The Miralles Estate’s entrance gateway and wall are a modest piece in Gaudi’s architectural repertoire, but they are unquestionably interesting. A huge number of its constituent pieces have been passed down to us, demonstrating his high degree of stylistic and architectural solutions in every project he worked on.
Gaudi’s friend and patron, Güell, suggested that he build a residence in the middle of León while he was constructing the Episcopal Palace of Astorga. Gaudi intended to pay homage to León’s iconic architecture with the Casa Botines. As a result, he created a structure with a medieval feel and several neo-Gothic features.
This work dates from Gaudi’s neo-Gothic period, a time when the architect was primarily influenced by medieval Gothic art, which he freely and individually adopts to better his structural solutions. This is perhaps the first time Gaudi used bricks for his projects.
Celler Güell, or Bodegas Güell in Catalan, is an architectural complex in Garraf, Sitges, Barcelona, consisting of a winery and accompanying buildings.
The Artigas Gardens, built-in 1905, a smaller version of Park Güell, is a park that Gaudi, again, devoted to nature and religion. From handrails, benches to jardinières, everything is modeled to imitate nature. It also features Christian connections, such as the eagle, lion, and bull sculptures scattered around the complex, along with an angel who has since vanished, which are emblems of the four evangelists and are organized in the shape of a cross on the garden layout.

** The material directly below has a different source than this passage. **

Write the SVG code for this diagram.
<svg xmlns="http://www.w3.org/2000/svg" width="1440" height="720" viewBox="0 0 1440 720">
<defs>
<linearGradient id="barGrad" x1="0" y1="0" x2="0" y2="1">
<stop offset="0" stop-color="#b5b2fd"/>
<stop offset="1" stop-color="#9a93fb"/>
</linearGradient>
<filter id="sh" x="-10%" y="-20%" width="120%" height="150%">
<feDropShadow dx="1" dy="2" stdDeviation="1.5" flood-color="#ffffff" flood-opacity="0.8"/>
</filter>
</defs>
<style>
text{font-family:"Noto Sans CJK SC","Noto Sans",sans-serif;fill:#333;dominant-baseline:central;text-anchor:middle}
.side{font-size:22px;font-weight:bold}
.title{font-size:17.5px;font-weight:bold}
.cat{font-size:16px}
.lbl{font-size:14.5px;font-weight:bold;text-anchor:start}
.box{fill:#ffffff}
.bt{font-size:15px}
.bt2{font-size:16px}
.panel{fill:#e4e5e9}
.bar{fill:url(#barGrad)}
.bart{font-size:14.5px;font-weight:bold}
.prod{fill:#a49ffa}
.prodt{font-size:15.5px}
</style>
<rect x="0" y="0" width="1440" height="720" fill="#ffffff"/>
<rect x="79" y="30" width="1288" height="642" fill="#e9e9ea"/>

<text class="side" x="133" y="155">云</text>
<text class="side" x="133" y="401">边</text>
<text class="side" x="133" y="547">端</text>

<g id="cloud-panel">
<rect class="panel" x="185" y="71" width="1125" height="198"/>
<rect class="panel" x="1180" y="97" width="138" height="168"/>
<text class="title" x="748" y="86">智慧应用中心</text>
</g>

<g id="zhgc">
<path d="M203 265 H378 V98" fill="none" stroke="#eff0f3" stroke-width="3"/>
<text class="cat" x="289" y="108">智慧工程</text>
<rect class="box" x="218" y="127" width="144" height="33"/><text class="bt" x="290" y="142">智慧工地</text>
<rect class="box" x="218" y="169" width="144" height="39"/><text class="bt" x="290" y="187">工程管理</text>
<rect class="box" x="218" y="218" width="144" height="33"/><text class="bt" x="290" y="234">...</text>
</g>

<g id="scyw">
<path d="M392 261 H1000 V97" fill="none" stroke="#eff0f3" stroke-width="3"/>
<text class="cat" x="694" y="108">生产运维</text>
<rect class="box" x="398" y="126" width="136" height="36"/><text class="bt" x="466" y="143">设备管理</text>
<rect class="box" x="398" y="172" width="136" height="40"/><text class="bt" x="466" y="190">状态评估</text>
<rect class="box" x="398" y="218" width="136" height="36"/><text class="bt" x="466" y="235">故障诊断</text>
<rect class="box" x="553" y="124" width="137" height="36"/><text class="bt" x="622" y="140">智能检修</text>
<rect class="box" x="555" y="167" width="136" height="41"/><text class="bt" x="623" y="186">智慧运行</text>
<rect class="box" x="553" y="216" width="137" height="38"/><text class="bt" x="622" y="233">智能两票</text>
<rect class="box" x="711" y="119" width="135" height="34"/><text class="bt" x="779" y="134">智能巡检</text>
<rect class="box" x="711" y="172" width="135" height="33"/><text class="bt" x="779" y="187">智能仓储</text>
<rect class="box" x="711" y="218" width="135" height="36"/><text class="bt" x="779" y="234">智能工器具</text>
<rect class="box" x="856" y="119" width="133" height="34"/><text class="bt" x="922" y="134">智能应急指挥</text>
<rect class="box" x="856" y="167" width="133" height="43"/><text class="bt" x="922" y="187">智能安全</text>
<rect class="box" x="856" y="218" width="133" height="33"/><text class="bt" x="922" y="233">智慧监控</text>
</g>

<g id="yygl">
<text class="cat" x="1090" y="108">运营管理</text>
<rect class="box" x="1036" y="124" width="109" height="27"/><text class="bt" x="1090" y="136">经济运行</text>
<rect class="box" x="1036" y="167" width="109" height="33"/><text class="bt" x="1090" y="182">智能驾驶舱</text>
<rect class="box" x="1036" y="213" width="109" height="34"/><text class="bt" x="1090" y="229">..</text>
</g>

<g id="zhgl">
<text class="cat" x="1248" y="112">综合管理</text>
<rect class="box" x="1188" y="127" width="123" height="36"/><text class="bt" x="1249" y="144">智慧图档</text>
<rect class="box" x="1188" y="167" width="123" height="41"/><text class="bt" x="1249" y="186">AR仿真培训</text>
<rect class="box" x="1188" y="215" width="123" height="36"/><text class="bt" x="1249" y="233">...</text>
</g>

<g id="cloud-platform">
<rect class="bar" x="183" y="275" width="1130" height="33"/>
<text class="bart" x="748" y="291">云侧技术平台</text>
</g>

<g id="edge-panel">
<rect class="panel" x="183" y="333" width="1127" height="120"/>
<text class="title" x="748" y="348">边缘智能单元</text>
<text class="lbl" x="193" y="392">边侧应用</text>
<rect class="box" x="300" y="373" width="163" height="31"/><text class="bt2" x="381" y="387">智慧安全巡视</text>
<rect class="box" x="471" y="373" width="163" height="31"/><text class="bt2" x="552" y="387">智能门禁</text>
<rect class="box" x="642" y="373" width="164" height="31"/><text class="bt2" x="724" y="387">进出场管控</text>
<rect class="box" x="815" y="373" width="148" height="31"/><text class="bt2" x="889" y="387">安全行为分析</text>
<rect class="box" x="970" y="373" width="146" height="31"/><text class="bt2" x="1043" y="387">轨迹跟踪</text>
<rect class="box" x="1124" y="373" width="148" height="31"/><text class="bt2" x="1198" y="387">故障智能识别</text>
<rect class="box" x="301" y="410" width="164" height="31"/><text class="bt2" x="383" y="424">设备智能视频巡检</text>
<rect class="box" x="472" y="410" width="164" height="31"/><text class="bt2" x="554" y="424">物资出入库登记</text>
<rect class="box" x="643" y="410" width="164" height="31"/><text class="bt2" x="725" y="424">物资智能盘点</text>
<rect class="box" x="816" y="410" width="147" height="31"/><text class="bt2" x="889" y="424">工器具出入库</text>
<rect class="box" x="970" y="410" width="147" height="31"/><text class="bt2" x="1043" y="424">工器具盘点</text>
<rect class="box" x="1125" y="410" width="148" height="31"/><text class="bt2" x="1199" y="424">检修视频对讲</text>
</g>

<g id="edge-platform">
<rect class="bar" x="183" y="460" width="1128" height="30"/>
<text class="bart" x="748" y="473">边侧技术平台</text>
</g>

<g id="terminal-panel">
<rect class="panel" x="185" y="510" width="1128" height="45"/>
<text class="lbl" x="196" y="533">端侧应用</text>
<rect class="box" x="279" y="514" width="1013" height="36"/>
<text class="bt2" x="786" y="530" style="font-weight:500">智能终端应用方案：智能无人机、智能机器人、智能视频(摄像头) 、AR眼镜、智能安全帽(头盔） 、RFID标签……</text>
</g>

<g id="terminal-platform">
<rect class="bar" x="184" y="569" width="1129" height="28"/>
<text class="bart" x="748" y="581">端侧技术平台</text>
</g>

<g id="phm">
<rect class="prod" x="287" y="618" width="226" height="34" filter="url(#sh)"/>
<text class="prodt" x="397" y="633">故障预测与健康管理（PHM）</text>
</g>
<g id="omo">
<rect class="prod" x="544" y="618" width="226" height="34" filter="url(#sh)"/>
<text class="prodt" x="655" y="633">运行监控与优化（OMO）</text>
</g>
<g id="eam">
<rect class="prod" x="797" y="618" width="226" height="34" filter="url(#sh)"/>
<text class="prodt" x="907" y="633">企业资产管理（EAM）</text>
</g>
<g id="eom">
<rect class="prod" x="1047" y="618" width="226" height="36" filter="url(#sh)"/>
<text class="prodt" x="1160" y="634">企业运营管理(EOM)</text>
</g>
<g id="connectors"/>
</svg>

This building was built between 1898 and 1900. It is considered the most conventional building because it is very symmetrical which is unusual for Gaudi, but it still has the modernism elements, especially in the design of the balconies.
Casa Figueres, or Bellesguard
Bellesguard, which in Catalan means “Beautiful view”, was a medieval fortress that originally stood on the same location, built for the King of Aragon in the early 15th century, served as inspiration for Gaudi’s Casa Figueras. Gaudi was granted complete creative control over the design and construction of the house, which took months to complete due to Gaudi’s obsessive attention to detail. The majority of the home is made of stone and brick. Gaudi aimed to pay homage to the original medieval castle that formerly stood on the site, hence the exterior facade is neogothic. As a result, Gaudi employed more straight lines, which are uncommon in his work.

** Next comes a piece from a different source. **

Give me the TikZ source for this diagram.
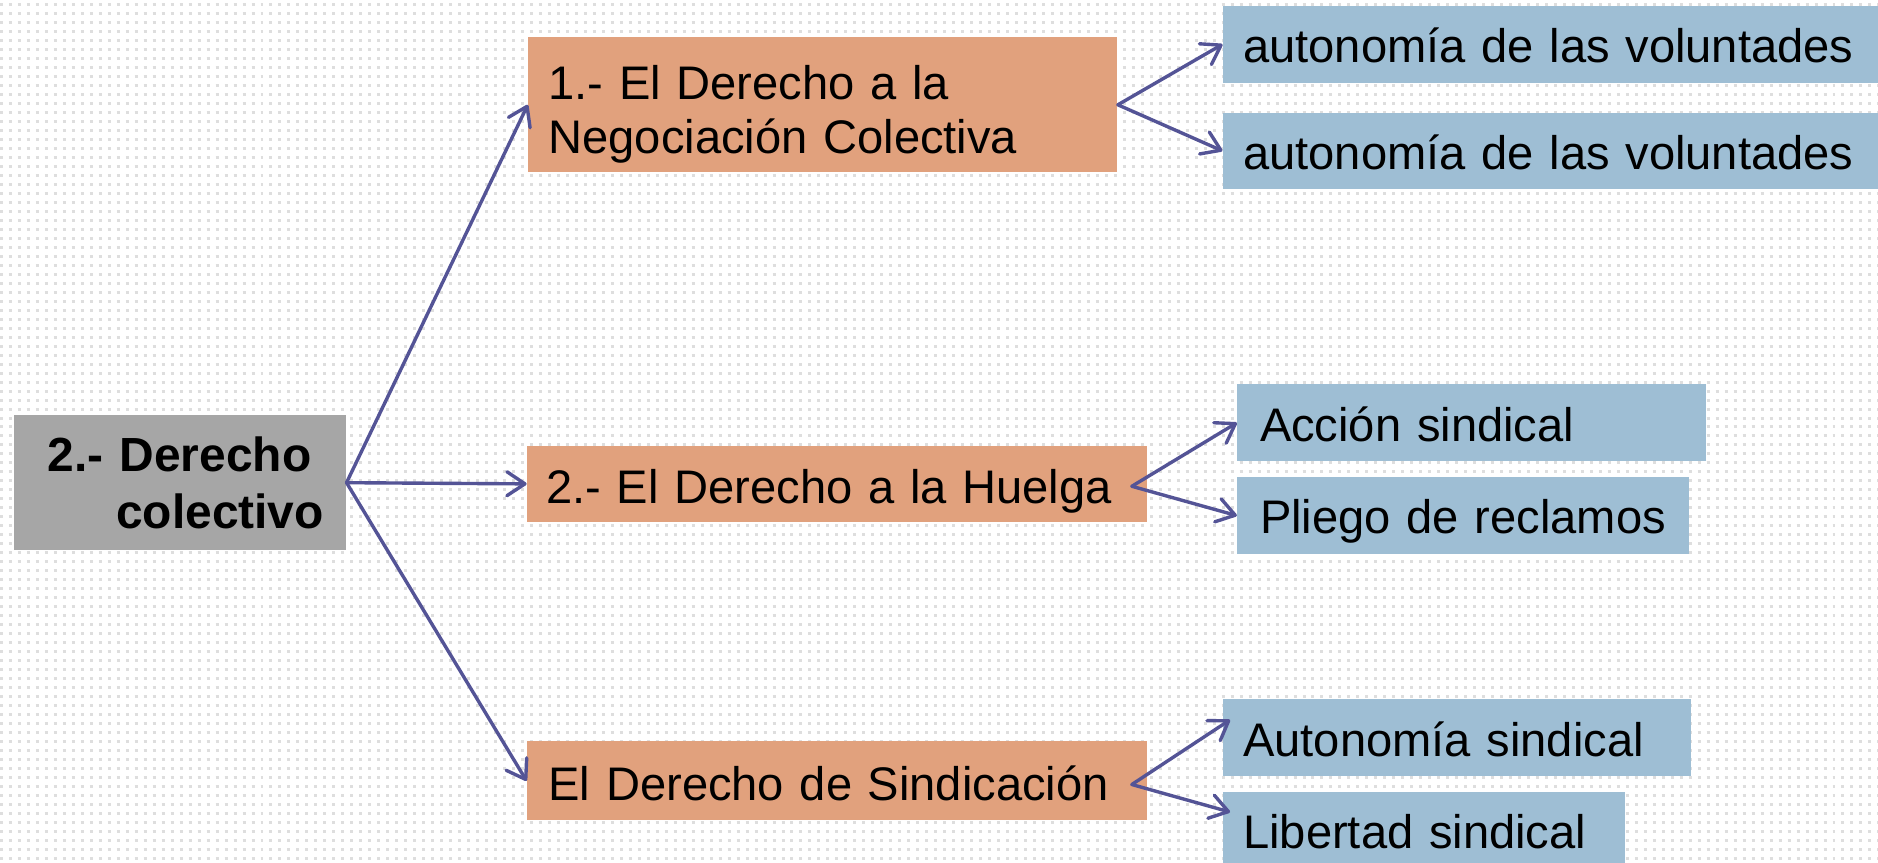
\documentclass[tikz,border=0pt]{standalone}
\usepackage{fontspec}
\setmainfont{Liberation Sans}
\usetikzlibrary{arrows.meta,calc}
\definecolor{orangebox}{RGB}{225,161,125}
\definecolor{bluebox}{RGB}{158,190,212}
\definecolor{graybox}{RGB}{166,166,166}
\definecolor{arrowcol}{RGB}{84,84,150}
\definecolor{dotcol}{RGB}{222,222,222}
\begin{document}
\begin{tikzpicture}[x=0.6pt,y=-0.6pt,
  boxbase/.style={rectangle, inner ysep=0pt, align=left, text=black,
    font=\fontsize{23.6}{27}\selectfont},
  orangenode/.style={boxbase, fill=orangebox},
  bluenode/.style={boxbase, fill=bluebox, minimum height=38.4pt, text height=18.4pt, text depth=0pt},
  graynode/.style={boxbase, fill=graybox, font=\fontsize{24}{28.3}\selectfont\bfseries},
  conn/.style={draw=arrowcol, line width=1.7pt, line cap=round,
    -{Straight Barb[length=9pt,width=12pt,round]}}
]
\useasboundingbox (0,0) rectangle (1568,720);
\clip (0,0) rectangle (1568,720);
\fill[white] (0,0) rectangle (1568,720);
% dotted background
\foreach \yy in {4,11.5,...,720}{
  \draw[dotcol, line width=1.5pt, dash pattern=on 1.5pt off 3pt] (0,\yy) -- (1568,\yy);
}
% nodes
\node[graynode, minimum width=166.2pt, minimum height=67.8pt, text width=132.6pt, inner xsep=16.8pt]
  (g) at (150.5,403) {\mbox{2.- Derecho}\\\mbox{\hspace*{34.2pt}colectivo}};
\node[orangenode, minimum width=295.2pt, minimum height=67.8pt, text width=274.8pt, inner xsep=10.2pt]
  (o1) at (687,87.5) {\rule{0pt}{26.5pt}\mbox{1.- El Derecho a la}\\\mbox{Negociación Colectiva}};
\node[orangenode, minimum width=310.8pt, minimum height=38.4pt, text width=291.6pt, inner xsep=9.6pt,
  text height=19.2pt, text depth=0pt]
  (o2) at (699,404) {\mbox{2.- El Derecho a la Huelga}};
\node[orangenode, minimum width=310.8pt, minimum height=39.6pt, text width=289.2pt, inner xsep=10.8pt,
  text height=19.2pt, text depth=0pt]
  (o3) at (699,652) {\mbox{El Derecho de Sindicación}};
\node[bluenode, minimum width=328.2pt, text width=307.8pt, inner xsep=10.2pt]
  (b1) at (1294.5,37) {\mbox{autonomía de las voluntades}};
\node[bluenode, minimum width=328.2pt, text width=307.8pt, inner xsep=10.2pt]
  (b2) at (1294.5,126) {\mbox{autonomía de las voluntades}};
\node[bluenode, minimum width=234.6pt, text width=211.8pt, inner xsep=11.4pt]
  (b3) at (1228.5,353) {\mbox{Acción sindical}};
\node[bluenode, minimum width=226.2pt, text width=203.4pt, inner xsep=11.4pt]
  (b4) at (1221.5,430.5) {\mbox{Pliego de reclamos}};
\node[bluenode, minimum width=234.6pt, text width=214.2pt, inner xsep=10.2pt]
  (b5) at (1216.5,616) {\mbox{Autonomía sindical}};
\node[bluenode, minimum width=201.6pt, text width=181.2pt, inner xsep=10.2pt]
  (b6) at (1189,693) {\mbox{Libertad sindical}};
% connector coordinates
\coordinate (o2s) at (945,406);
\coordinate (o3s) at (945,655);
\coordinate (t5) at (1027,601);
\coordinate (t6) at (1027,678);
% connectors
\draw[conn] (g.east) -- (o1.west);
\draw[conn] (g.east) -- (o2.west);
\draw[conn] (g.east) -- (o3.west);
\draw[conn] (o1.east) -- (b1.west);
\draw[conn] (o1.east) -- (b2.west);
\draw[conn] (o2s) -- (b3.west);
\draw[conn] (o2s) -- (b4.west);
\draw[conn] (o3s) -- (t5);
\draw[conn] (o3s) -- (t6);
\end{tikzpicture}
\end{document}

The Episcopal Palace of Astorga
This is one of the three buildings outside of Catalonia. The first building was destroyed by fire, so the owner hired Gaudi. To reconstruct the building. The house was built in a Neo-medieval, Gothic Revival style. Gaudi appears to have intended the building’s design to represent the city’s past and applied his version of Gothic Revival to the palace’s facade.
This structure was the first project. It was constructed as part of a factory commissioned by the Cooperativa Obrera Mataronense. It was a much larger and more ambitious undertaking. It is a significant structure since it paved the way for Gaudi’s most famous masterpiece. The architect experimented with parabolic arches as structural features in the Nau Gaudi.
The Güell Pavilions are an early work by Antoni Gaudi. On either side of an enormous iron gate representing a whimsical dragon that led into the expansive Guell estate, Gaudi constructed two pavilions, a stable, and a gatekeeper’s lodge. The tale of the Garden of the Hesperides inspired the design. Many features of Gaudi’s distinctive architecture style may be found here like parabolic arches, Catalan vaulting, and colored ceramic tile fragments.
Today, Gaudi is regarded as a brilliant, genius architect who has never been seen before. Seven of his works are protected by UNESCO. The archbishop of Barcelona, Ricard Maria Carles, requested Gaudi’s beatification in 1998 due to his deeply religious and ascetic lifestyle. In 1992, a sainthood guild dedicated to Gaudi’s sanctification began their work in earnest. By 2003, the bishops of Catalonia had officially initiated the case, bestowing to Gaudi the title of “Servant of God.”